Ultimately, I believe that Marlow is a medium racist character. I think there is too much use of terms like "improved specimen" (36) "creatures" (17) and "fool-nigger" (45) for me to conclude that Marlow feels no superiority towards the Africans. And while he goes on for a paragraph or two about relating to an uneducated white ship mechanic, (29-30) I struggle to find an instance where Marlow socializes with a single African. His communication with them consists of barking orders, and his descriptions of them are always physical instead of mental or emotional. While Marlow does condemn the treatment of Africans in the story, I think that simply marks the borderline between "medium racism" and "strong racism", not "light racism" and "medium racism".

Tuesday, September 1, 2009

Heart of Darkness and Apocalypse Now

This has been written about in college courses ad naseum, but Francis Ford Coppola does some really cool things with Heart of Darkness in his Vietnam film adaptation Apocalypse Now.

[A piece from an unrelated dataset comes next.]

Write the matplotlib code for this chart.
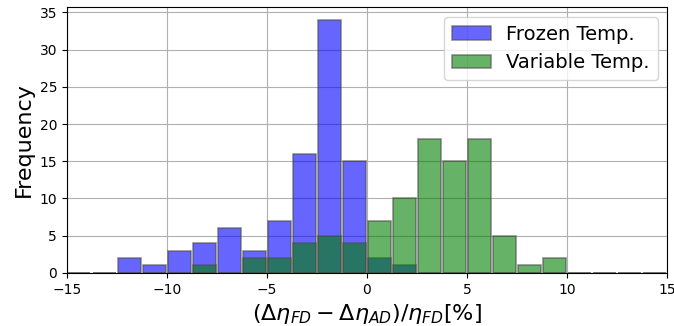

If you have some spare time, compare this scene with the paragraph starting at the bottom of page 44 and ending at the bottom of page 45:

(Sorry about the Italian subtitles. Also there's some strong language.)



And I love Marlon Brando's portrayal of Kurtz. Compare this scene with the two paragraphs at the bottom of page 61 through the top of page 62, starting with "At this moment I heard Kurtz's deep voice..." (Keep in mind that the manager and Marlow are combined into Martin Sheen's character of Willard):

(Again, strong language)



Coppola does some fantastic things with lighting and music to set the mood for both of these scenes, really capturing the fear and intrigue of Africa/Veitnam and Kurtz. If you get a chance to watch Apocalypse Now sometime soon, I highly recommend it, and if you watch it, make sure you get the "redux" version. Seeing the film and reading the story in a short time span will do a lot to enhance both experiences. There is also a documentary about making Apocalypse Now called Hearts of Darkness: a Filmmaker's Apocalypse which is also insanely interesting, but not as pertinent to this class.